In conclusion, I can say from my experience with this OTA, that it's a big performer for a very reasonable price. If you are looking for a planetary scope and splendid double star performer the SW 180mm mak will answer the call for much less money than a high end apo. I would not recommend a large mak as a first scope or even as a choice for anyone inexperienced. Rather I'd suggest this as a compliment to another kind of scope. I have an 11" SCT and a 5" refractor and the 180mm plugs in perfectly, performance wise, to compliment either. This was money very well spent! (Posted on 5/25/2019)
Review by:
I have owned a SW 180 Mak since January 2017. Can't really compare it to a lot of other scopes, but I have been extremely pleased with my views of planets and the moon and some of the smaller DSOs. I take this to several outreach events and have no issues transporting. Very happy with this telescope! (Posted on 1/13/2019)
Review by:
Purchased this SW180 MakCass last week. The scope itself looks awesome. I got to try it out for visual yesterday. The Moon and Mars were the first targets. I saw a little detail on Mars Using 2" 30mm eyepiece and then a 14mm ES 100°. Next was the moon. It was full and with the 30mm it just about completely filled the eyepiece. It was pretty bright so I used a 2" moon filter which helped a lot. I tried the 14mmES here also and looked a the craters on the edge. The detail was incredible. The moon was low so there were heatwaves coming of the horizon and it looked like I was over the moon looking down.

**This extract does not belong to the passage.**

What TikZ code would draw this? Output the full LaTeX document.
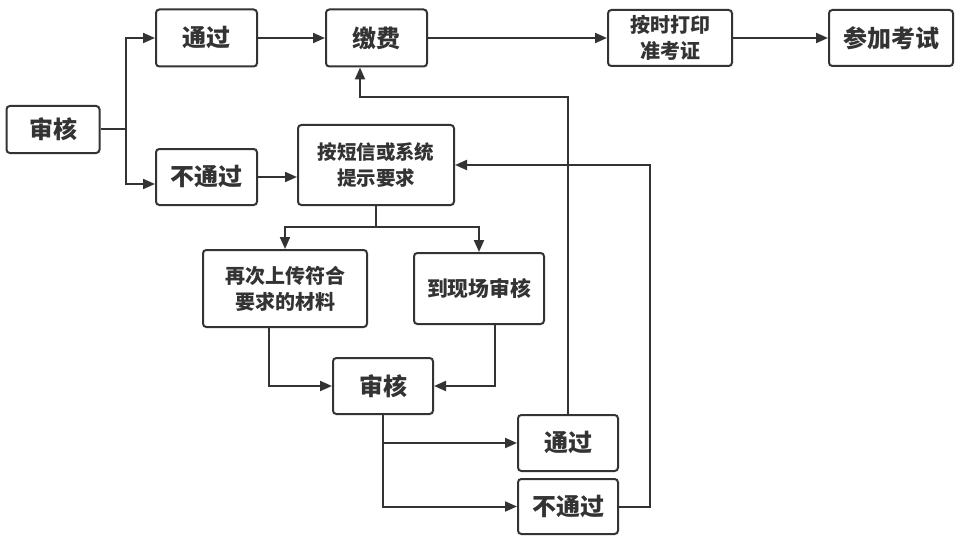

I looked at a couple star clusters and the stars and depth was pretty good.
I was surprised hoe easily the small knob was to focus with. I was super smooth. Going to try with 2" barlow next outing. Also want to try planetary astrophotography some day.
Awesome scope at 2700 mm fl and a great price with the accessories.

(Posted on 10/26/2018)
Review by:
I have owned and used this model for a while. It provides excellent value and outstanding quality for its features. I use it for quick viewing sessions as it is easy to carry and packs nicely. It has good focusing abilities, but could use a fine tune knob.